On the Way Out, Washington Tramples on Iraqi Women

Iraqi women are left holding up half the sky in the midst of a ravaged political and economic landscape.

By Michelle Chen Sep 08, 2010

The footprint of the United States occupation of Iraq is embedded in the country’s rocky political sojourn, and the status of women marks the nation’s arrested progress. After the invasion, Washington thought Iraqi women would find American-style freedom irresistible. Today, they’re left holding up half the sky in the midst of a ravaged political and economic landscape.

The Associated Press reports that many Iraqi women feel increasingly alienated from civil society and face traditional pressures to find a husband in a bombed-out marriage market.

Being female, single and over 30 was already common because of Iraq’s decades of conflict, including the bloody Iran-Iraq war in the 1980s. But their number is believed to have significantly grown since 2003. Besides the young men killed in violence, hundreds of thousands of Iraqis — many of them fighting-age males — fled the country.

Also, suicide bombings, sectarian slayings, death squads and gun battles disrupted social networks for marriage. People feared leaving their homes, so young people had little chance to meet potential spouses.

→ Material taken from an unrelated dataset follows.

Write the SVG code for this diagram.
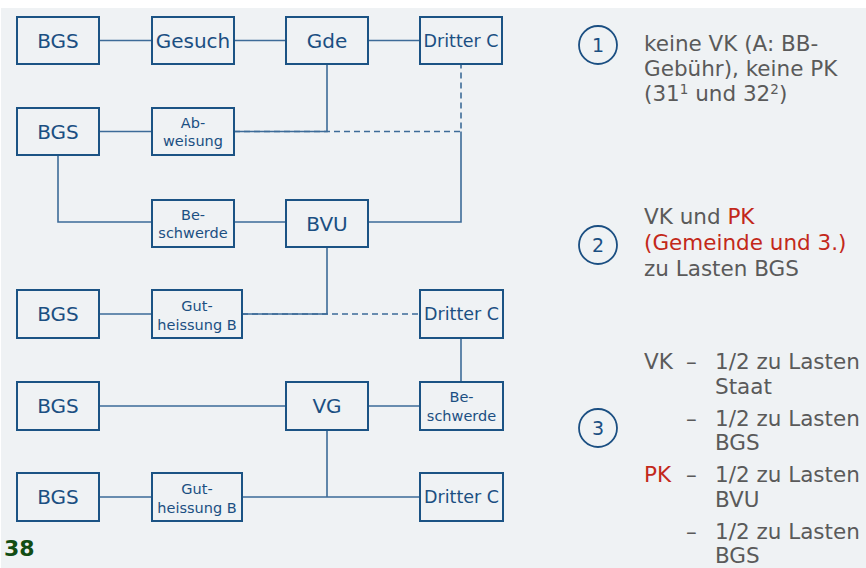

Family visits, traditionally an opportunity for the men to meet future spouses have become rare during the height of the violence.

The Shiite-Sunni violence also meant that cross-sect marriages have become much less frequent.

Economic woes have also left many young men unable to afford the heavy expenses they must traditionally pay for marriage — including buying or renting and furnishing a home.

And to think, just six years ago, Iraqi women were a beacon of democratic progress under the Bush administration’s awkward brand of feminism. The State Department proudly deployed its Iraqi Women’s Democracy Initiative, initially with the help of the conservative anti-feminist group Independent Women’s Forum. "The organization," Jim Lobe reported in 2004, "was founded in 1991 by a number of prominent right-wing Republican women to act as a counterpoint to what they called the "radical feminism" of the National Organization for Women (NOW)." (The founders included right-wing matriarch Lynne Cheney).

Granted, Iraq’s women probably don’t need Mrs. Cheney leading the charge for their "emancipation." But the post-drawdown instability threatens to snuff out any surviving embers of female empowerment.

Women’s advocates may on the one hand lament the inequality that makes women economically dependent on marriage. But there’s also justifiable frustration that women bear so much of the burden of their unraveling social fabric.

Outside of traditional matrimony, many women have been driven into a much more dire fate, according to Sebastian Swett and Cameron Webster of the Iraqi Refugee Assistance Project:

Currently, more than 50,000 Iraqi women in Jordan and Syria are trapped in sexual servitude and have no possibility of escape. The burgeoning sex industries in Syria and Jordan are thriving because of instability produced by the Iraq War — laying responsibility directly at the feet of the United States….

The United States is now preparing the withdrawal of all combat troops from Iraq. However, the Iraqi women and girls trapped in sexual slavery will remain long after the last American soldietrar leaves unless we are willing to accept our responsibility to alleviate this problem.

While Iraq’s struggles for gender justice go beyond just the U.S. presence there, will the White House at least redress some of the violence done by the occupation by helping resettle trafficking survivors as refugees? At this point, further abandonment by Washington would prove that despite the glossy public-relations schemes, the "liberation" of Iraqi women was from the start a doomed affair.